FWIW, I've decided on doing the patio just past the 6x6 deck posts which puts the depth at about 16' deep. Then the rest (under the stairs and upto the fence) I'm going to do gravel (not sure which type exactly, probably river rocks). I'll use my old patio (flagstone) and create walkways from the patio to the stairs for the deck and to the back gate. I'm nixing the plan of synthetic grass simply because I'm not sure how maintenance free it'll be, and the dog will do fine doing its business on gravel. I'm going to dig out the base 5"s for the patio and 3"s for the gravel area. I'm going to order 6 cubic yards of 21a gravel for the base. 4" deep for the patio and 2" deep for the gravel. It's going to cost ~$350 delivered. I'm going back and forth on renting a plate compactor, we'll see. Pavers haven't been chosen yet but I'll get a ~2.25" thick paver which seems pretty "standard." Just figured I'd give an update how the project is going. Got some stakes, line and line levels for grading out the back. Hopefully get a chance to work this weekend but being easter weekend and other obligations I might not have the time. 
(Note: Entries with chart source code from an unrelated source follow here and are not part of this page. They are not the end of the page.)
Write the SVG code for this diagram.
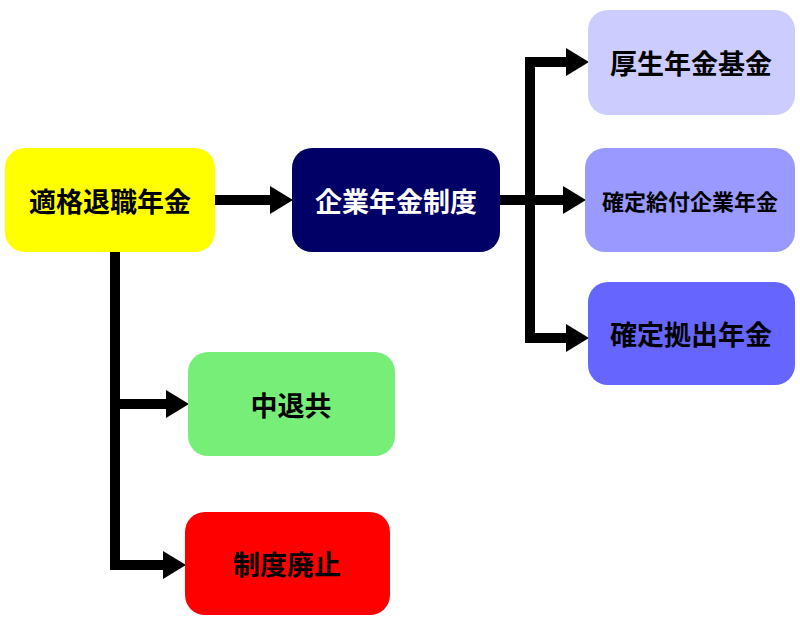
<svg xmlns="http://www.w3.org/2000/svg" width="800" height="627" viewBox="0 0 800 627">
<style>
.t{font-family:"Noto Sans CJK JP",sans-serif;font-weight:bold;font-size:27px;text-anchor:middle;dominant-baseline:central}
.l{stroke:#000;stroke-width:10;fill:none}
</style>
<rect width="800" height="627" fill="#fff"/>
<g id="connectors">
<path class="l" d="M215 200H272"/><polygon points="270,186 293,200 270,214"/>
<path class="l" d="M500 200H530M530 57V343M525 62H568M530 200H565M525 338H568"/>
<polygon points="566,48 589,62 566,76"/><polygon points="563,186 586,200 563,214"/><polygon points="566,324 589,338 566,352"/>
<path class="l" d="M115 252V570M110 404H168M110 565H165"/>
<polygon points="166,390 189,404 166,418"/><polygon points="163,551 186,565 163,579"/>
</g>
<g id="n1"><rect x="5" y="148" width="210" height="104" rx="20" fill="#ffff00"/><text class="t" x="110" y="200">適格退職年金</text></g>
<g id="n2"><rect x="292" y="148" width="208" height="104" rx="20" fill="#000066"/><text class="t" x="396" y="200" fill="#fff">企業年金制度</text></g>
<g id="n3"><rect x="588" y="10" width="207" height="105" rx="20" fill="#ccccff"/><text class="t" x="691" y="62">厚生年金基金</text></g>
<g id="n4"><rect x="585" y="148" width="210" height="104" rx="20" fill="#9999ff"/><text class="t" x="690" y="200" style="font-size:22px">確定給付企業年金</text></g>
<g id="n5"><rect x="588" y="282" width="207" height="103" rx="20" fill="#6666ff"/><text class="t" x="691" y="333">確定拠出年金</text></g>
<g id="n6"><rect x="188" y="352" width="207" height="104" rx="20" fill="#77ee77"/><text class="t" x="291" y="404">中退共</text></g>
<g id="n7"><rect x="185" y="512" width="205" height="103" rx="20" fill="#ff0000"/><text class="t" x="287" y="563">制度廃止</text></g>
</svg>
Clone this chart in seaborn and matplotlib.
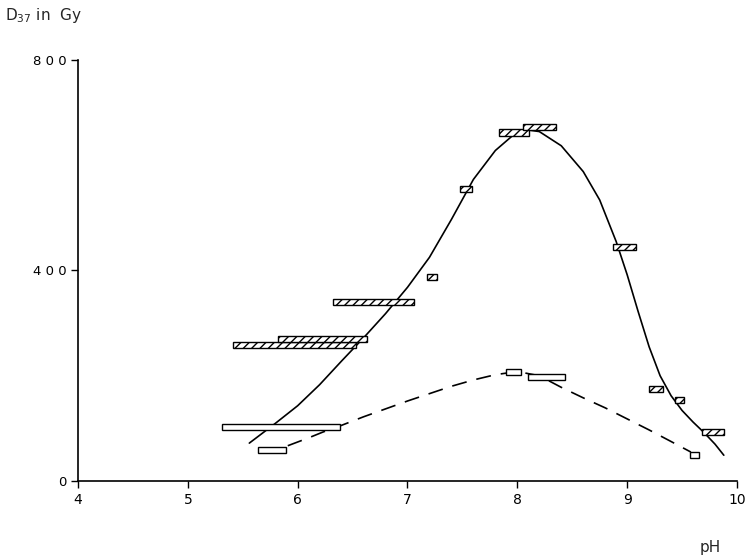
import matplotlib
matplotlib.use("Agg")
import matplotlib.pyplot as plt
import seaborn as sns
import pandas as pd

# ---- data ----
# hatched boxes (solid-curve series): pH start, pH end, D37 (Gy)
hat_ph_lo = [5.41, 5.82, 6.32, 7.18, 7.48, 7.83, 8.05, 8.87, 9.20, 9.44, 9.68]
hat_ph_hi = [6.53, 6.63, 7.06, 7.27, 7.59, 8.11, 8.35, 9.08, 9.33, 9.52, 9.88]
hat_d37 = [259, 270, 340, 388, 555, 662, 673, 445, 175, 154, 93]

# open boxes (dashed-curve series)
open_ph_lo = [5.31, 5.64, 7.90, 8.10, 9.57]
open_ph_hi = [6.39, 5.89, 8.03, 8.43, 9.65]
open_d37 = [102, 59, 207, 197, 50]

# solid curve
solid_ph = [5.56, 5.8, 6.0, 6.2, 6.4, 6.6, 6.8, 7.0, 7.2, 7.4, 7.6, 7.8,
            7.95, 8.1, 8.2, 8.4, 8.6, 8.75, 8.9, 9.0, 9.1, 9.2, 9.3, 9.4,
            9.5, 9.6, 9.7, 9.8, 9.88]
solid_d37 = [72, 110, 143, 183, 228, 272, 318, 368, 425, 497, 573, 628,
             655, 667, 664, 637, 588, 534, 455, 392, 322, 255, 200, 162,
             134, 112, 92, 70, 49]

# dashed curve
dash_ph = [5.91, 6.1, 6.23, 6.39, 6.6, 6.8, 7.0, 7.2, 7.4, 7.6, 7.8, 8.0,
           8.2, 8.4, 8.6, 8.8, 9.0, 9.2, 9.4, 9.58]
dash_d37 = [67, 82, 93, 105, 122, 137, 152, 166, 180, 192, 202, 208,
            200, 178, 158, 139, 118, 97, 75, 55]

x_ticks = [4, 5, 6, 7, 8, 9, 10]
y_ticks = [0, 400, 800]
y_ticklabels = ["0", "4 0 0", "8 0 0"]

BOX_H = 12

sns.set_style("ticks")
plt.rcParams["font.family"] = ["DejaVu Sans"]

fig = plt.figure(figsize=(7.47, 5.58), dpi=100)
ax = fig.add_axes([0.1044, 0.138, 0.8822, 0.7545])

solid_df = pd.DataFrame({"pH": solid_ph, "D37": solid_d37})
dash_df = pd.DataFrame({"pH": dash_ph, "D37": dash_d37})
sns.lineplot(data=solid_df, x="pH", y="D37", sort=False, color="black",
             linewidth=1.2, ax=ax, zorder=2)
sns.lineplot(data=dash_df, x="pH", y="D37", sort=False, color="black",
             linewidth=1.2, ax=ax, zorder=2, linestyle=(0, (9, 6)))

hat_w = [h - l for l, h in zip(hat_ph_lo, hat_ph_hi)]
hat_b = [v - BOX_H / 2 for v in hat_d37]
ax.bar(hat_ph_lo, [BOX_H] * len(hat_d37), width=hat_w, bottom=hat_b,
       align="edge", facecolor="white", edgecolor="black", linewidth=1.0,
       hatch="////", zorder=3)

open_w = [h - l for l, h in zip(open_ph_lo, open_ph_hi)]
open_b = [v - BOX_H / 2 for v in open_d37]
ax.bar(open_ph_lo, [BOX_H] * len(open_d37), width=open_w, bottom=open_b,
       align="edge", facecolor="white", edgecolor="black", linewidth=1.0,
       zorder=3)

ax.set_xlim(4, 10)
ax.set_ylim(0, 800)
ax.set_xticks(x_ticks)
ax.set_xticklabels([str(t) for t in x_ticks])
ax.set_yticks(y_ticks)
ax.set_yticklabels(y_ticklabels)
ax.tick_params(direction="out", length=5, width=1, labelsize=10, colors="black")
ax.tick_params(axis="y", labelsize=9.5)
ax.set_xlabel("")
ax.set_ylabel("")
for s in ["top", "right"]:
    ax.spines[s].set_visible(False)
for s in ["left", "bottom"]:
    ax.spines[s].set_linewidth(1.2)
    ax.spines[s].set_color("black")

fig.text(0.007, 0.972, r"D$_{37}$ in  Gy", fontsize=11, ha="left", va="center")
fig.text(0.951, 0.006, "pH", fontsize=11, ha="center", va="bottom")

fig.savefig("out.png", dpi=100)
For the gutter drainage I'm going to see if I can have it exit to open air rather than digging a trench and using a pop up drain, but I think I'll tackle that after grading the backyard. 4" 10' sections of pvc are ~$20 a piece and I'll need 5. I'll get 3"x4"->4" pvc gutter adapters and run a Y on each side so I can run a snake for a cleanout should they clog. The burying of the downspouts should be probably $150-200 total.

Now I just need to find the time to work on it. Nice thing about the soft/wet soil is it's not too hard to dig. I should be able to grade the back in a day for sure.


----------



## user1007 (Sep 23, 2009)

First, are you allowed to bury drainage from the downspouts where you are. Illegal in most places in this State. 

You definitely have some grading work ahead of you and/or hate to break the bad news but possibly some retaining on the low side of a paver patio. If you change grade and drainage you may annoy your neighbors, to put it mildly. 

And is a poured slab totally out of your thinking? Seems like a nice colored, pattern stamped, then concrete stained surface would be cheaper for you and not present all of the challenges you face? No reason pavers like you have in mind will not work but the base, retaining it, and compacting it is going to cost you more than a gorgeous artisan concrete job. Concrete is amazing material and does not have to look boring grey and butt ugly. A solid slab should not heave and buckle like individual placed pavers will.


----------



## NewHomeDIYGuy (Nov 23, 2011)

We'll see. I don't think I'll need any sort of retaining wall, the grade is very slight. Burying downspouts isn't illegal here, plenty of people do it, so not a concern. Regarding pissing off my neighbors, def not a concern, as one has a fully patiod back as well. I'm not going to be doing any (real) amount of regrading, just making it flat. I thought about stamped concrete, but it's not super DIY friendly. Also, slabs have the problem of cracking over time, which is more unsightly imo, and you can't just pull them up and fix it. As with anything, prep work is the most important thing, and as long as it's done right/well, I'm not too worried about the patio heaving. Thanks.


----------